- [TO DO]: Reproduce exactly, and only, the lines of the material below running from the line bearing "Reproduce this chart with matplotlib." through the line bearing "label='Col.Coords', zorder=3)". Leave any pictures out.

- [INPUT FOR THIS TASK]:
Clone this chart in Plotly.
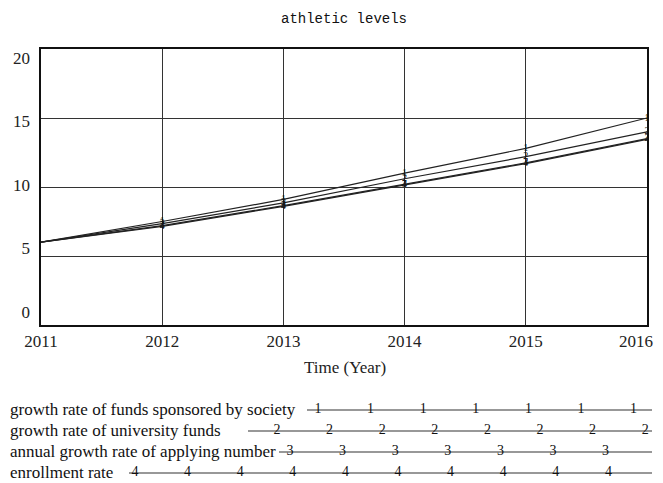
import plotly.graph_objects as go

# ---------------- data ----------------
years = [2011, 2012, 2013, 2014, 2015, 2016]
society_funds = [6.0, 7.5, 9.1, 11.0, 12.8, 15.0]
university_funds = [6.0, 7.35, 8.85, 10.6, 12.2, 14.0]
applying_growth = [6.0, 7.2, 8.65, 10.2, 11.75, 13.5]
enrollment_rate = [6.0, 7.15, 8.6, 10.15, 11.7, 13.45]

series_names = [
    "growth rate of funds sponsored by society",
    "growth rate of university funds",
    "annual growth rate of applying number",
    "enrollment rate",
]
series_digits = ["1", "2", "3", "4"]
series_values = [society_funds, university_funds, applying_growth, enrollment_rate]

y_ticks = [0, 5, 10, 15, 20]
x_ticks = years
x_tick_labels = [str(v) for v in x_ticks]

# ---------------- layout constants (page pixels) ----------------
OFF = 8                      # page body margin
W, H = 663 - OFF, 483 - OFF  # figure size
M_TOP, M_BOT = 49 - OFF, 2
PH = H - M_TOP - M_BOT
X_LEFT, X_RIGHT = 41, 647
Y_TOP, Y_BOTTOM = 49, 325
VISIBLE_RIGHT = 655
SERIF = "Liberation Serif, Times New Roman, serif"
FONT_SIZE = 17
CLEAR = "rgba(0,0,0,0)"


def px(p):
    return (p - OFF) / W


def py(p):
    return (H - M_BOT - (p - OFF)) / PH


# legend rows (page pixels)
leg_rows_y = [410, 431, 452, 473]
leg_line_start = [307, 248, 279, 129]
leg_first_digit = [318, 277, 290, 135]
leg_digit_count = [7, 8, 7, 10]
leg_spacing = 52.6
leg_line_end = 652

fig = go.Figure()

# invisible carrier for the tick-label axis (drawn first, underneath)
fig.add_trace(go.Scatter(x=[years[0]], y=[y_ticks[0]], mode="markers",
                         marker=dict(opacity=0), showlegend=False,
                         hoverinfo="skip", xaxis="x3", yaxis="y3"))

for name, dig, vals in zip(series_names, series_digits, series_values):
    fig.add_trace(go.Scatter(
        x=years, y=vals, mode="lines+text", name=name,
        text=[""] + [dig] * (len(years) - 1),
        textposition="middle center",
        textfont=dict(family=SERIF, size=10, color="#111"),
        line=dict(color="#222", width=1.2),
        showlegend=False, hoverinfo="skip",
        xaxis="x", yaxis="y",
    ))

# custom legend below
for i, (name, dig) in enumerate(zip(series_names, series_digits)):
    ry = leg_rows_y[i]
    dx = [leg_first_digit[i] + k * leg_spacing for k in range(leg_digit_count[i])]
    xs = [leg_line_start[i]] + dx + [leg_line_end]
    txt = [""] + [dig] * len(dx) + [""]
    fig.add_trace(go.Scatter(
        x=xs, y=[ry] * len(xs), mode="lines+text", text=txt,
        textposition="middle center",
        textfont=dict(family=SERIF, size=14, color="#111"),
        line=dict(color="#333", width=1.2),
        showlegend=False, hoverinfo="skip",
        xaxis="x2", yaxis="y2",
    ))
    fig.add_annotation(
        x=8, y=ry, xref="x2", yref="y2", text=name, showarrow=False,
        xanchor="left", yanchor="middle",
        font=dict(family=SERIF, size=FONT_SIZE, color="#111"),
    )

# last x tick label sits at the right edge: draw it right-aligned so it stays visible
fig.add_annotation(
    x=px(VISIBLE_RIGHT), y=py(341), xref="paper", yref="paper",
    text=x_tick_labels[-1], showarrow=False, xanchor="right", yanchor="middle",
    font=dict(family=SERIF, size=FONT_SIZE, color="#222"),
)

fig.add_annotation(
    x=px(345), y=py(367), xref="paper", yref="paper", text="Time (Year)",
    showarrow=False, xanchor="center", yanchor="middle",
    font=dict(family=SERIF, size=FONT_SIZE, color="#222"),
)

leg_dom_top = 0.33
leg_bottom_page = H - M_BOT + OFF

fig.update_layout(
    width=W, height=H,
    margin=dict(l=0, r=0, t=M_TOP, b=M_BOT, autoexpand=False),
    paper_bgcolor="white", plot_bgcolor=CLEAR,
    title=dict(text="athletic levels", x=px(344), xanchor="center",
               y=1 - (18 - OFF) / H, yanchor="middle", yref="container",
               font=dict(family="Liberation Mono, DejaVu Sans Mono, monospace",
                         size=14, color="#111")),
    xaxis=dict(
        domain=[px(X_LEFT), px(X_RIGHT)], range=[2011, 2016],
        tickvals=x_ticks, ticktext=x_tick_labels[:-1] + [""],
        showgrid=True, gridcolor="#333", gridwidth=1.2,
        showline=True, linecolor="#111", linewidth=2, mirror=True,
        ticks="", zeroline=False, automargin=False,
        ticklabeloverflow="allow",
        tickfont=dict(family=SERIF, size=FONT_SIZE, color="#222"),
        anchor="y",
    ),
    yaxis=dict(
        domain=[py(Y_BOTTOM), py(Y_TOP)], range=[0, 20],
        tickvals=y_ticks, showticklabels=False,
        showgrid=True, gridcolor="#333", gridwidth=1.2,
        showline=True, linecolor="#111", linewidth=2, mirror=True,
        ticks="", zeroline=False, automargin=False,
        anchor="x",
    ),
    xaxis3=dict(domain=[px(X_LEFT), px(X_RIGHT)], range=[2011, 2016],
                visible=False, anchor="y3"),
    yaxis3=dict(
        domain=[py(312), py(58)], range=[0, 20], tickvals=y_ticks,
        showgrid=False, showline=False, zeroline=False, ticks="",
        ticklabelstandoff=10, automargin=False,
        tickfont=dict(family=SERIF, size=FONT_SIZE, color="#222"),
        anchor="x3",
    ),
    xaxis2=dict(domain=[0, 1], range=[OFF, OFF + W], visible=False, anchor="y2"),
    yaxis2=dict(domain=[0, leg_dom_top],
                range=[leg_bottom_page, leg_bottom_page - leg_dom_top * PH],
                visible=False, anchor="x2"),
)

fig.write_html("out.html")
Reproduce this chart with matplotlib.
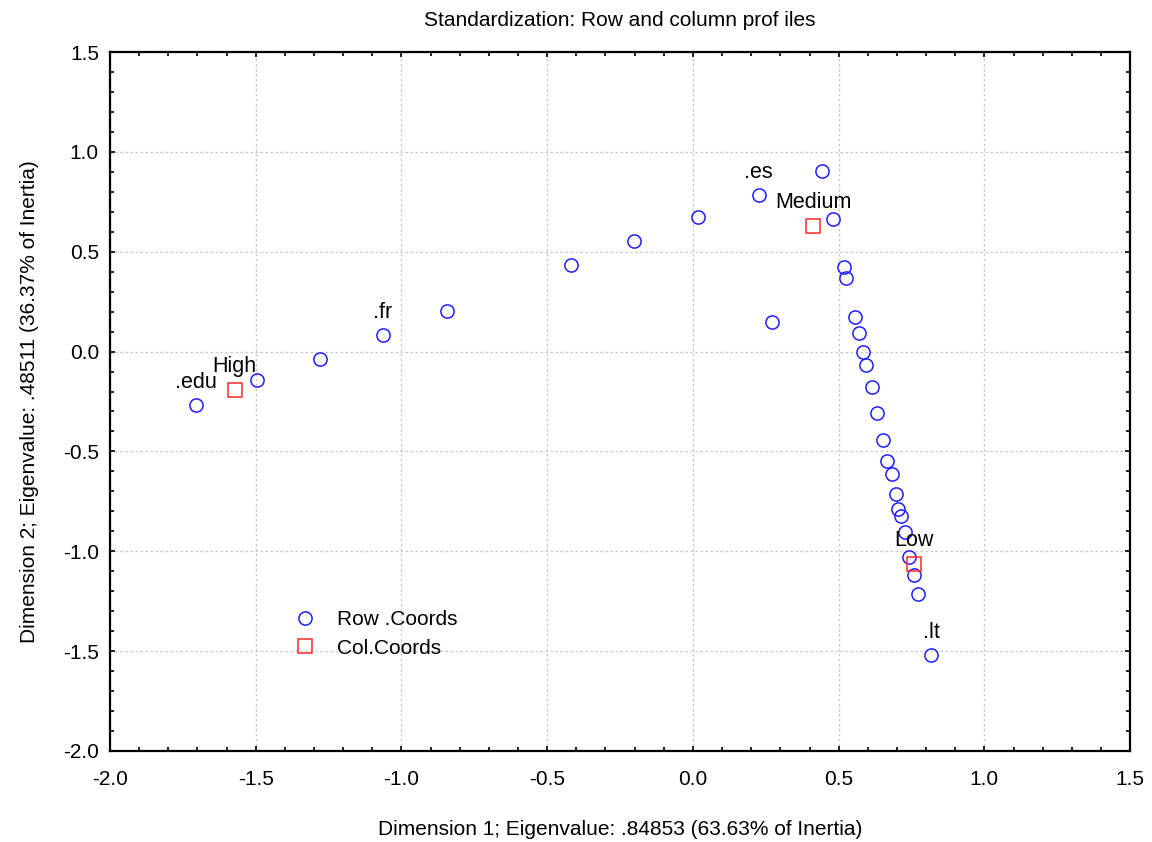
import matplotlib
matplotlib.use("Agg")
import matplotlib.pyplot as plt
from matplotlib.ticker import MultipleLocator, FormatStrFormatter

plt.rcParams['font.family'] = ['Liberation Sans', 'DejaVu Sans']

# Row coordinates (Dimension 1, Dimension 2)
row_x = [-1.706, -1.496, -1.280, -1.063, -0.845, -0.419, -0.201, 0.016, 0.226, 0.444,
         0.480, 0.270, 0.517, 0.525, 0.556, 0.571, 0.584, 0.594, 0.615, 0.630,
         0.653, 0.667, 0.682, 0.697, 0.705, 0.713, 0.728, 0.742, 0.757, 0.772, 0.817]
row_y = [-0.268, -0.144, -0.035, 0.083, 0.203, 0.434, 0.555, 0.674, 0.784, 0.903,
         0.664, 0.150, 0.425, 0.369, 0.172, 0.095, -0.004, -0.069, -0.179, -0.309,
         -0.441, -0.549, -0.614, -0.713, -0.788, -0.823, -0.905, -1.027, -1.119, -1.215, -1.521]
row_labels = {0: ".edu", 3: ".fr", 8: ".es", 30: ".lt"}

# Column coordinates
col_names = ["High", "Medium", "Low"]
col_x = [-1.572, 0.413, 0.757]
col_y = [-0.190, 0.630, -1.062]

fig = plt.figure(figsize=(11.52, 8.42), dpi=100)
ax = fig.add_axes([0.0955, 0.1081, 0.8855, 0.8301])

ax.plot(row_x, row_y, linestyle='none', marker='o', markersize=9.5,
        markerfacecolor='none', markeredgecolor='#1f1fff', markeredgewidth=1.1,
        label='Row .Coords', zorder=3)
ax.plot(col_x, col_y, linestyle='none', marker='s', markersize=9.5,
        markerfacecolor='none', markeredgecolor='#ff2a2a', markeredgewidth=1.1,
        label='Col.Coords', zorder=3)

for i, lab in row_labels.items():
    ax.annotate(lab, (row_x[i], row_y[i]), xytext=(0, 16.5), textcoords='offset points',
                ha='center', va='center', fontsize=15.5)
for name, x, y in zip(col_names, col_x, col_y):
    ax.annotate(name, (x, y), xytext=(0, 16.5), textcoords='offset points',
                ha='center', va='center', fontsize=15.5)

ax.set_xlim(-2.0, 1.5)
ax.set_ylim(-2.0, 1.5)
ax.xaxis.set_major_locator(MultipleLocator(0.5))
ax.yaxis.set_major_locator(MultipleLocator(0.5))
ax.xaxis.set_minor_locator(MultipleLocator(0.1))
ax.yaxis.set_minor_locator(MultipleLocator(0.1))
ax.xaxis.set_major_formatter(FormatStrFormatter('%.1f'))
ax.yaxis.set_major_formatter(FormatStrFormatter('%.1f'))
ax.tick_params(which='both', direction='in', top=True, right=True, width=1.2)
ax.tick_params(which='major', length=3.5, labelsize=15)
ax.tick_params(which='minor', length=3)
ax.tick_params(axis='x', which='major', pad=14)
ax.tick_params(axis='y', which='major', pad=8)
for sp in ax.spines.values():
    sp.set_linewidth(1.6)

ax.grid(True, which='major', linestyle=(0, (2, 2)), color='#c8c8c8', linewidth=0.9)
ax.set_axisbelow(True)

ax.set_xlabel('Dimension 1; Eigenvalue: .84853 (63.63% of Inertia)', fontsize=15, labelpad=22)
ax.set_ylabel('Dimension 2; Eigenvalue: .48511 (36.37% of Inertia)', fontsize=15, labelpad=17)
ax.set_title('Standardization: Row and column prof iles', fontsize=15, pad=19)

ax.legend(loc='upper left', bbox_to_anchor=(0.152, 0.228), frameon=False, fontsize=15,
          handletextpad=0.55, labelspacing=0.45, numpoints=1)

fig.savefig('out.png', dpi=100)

- [RESULT]:
Reproduce this chart with matplotlib.
import matplotlib
matplotlib.use("Agg")
import matplotlib.pyplot as plt
from matplotlib.ticker import MultipleLocator, FormatStrFormatter

plt.rcParams['font.family'] = ['Liberation Sans', 'DejaVu Sans']

# Row coordinates (Dimension 1, Dimension 2)
row_x = [-1.706, -1.496, -1.280, -1.063, -0.845, -0.419, -0.201, 0.016, 0.226, 0.444,
         0.480, 0.270, 0.517, 0.525, 0.556, 0.571, 0.584, 0.594, 0.615, 0.630,
         0.653, 0.667, 0.682, 0.697, 0.705, 0.713, 0.728, 0.742, 0.757, 0.772, 0.817]
row_y = [-0.268, -0.144, -0.035, 0.083, 0.203, 0.434, 0.555, 0.674, 0.784, 0.903,
         0.664, 0.150, 0.425, 0.369, 0.172, 0.095, -0.004, -0.069, -0.179, -0.309,
         -0.441, -0.549, -0.614, -0.713, -0.788, -0.823, -0.905, -1.027, -1.119, -1.215, -1.521]
row_labels = {0: ".edu", 3: ".fr", 8: ".es", 30: ".lt"}

# Column coordinates
col_names = ["High", "Medium", "Low"]
col_x = [-1.572, 0.413, 0.757]
col_y = [-0.190, 0.630, -1.062]

fig = plt.figure(figsize=(11.52, 8.42), dpi=100)
ax = fig.add_axes([0.0955, 0.1081, 0.8855, 0.8301])

ax.plot(row_x, row_y, linestyle='none', marker='o', markersize=9.5,
        markerfacecolor='none', markeredgecolor='#1f1fff', markeredgewidth=1.1,
        label='Row .Coords', zorder=3)
ax.plot(col_x, col_y, linestyle='none', marker='s', markersize=9.5,
        markerfacecolor='none', markeredgecolor='#ff2a2a', markeredgewidth=1.1,
        label='Col.Coords', zorder=3)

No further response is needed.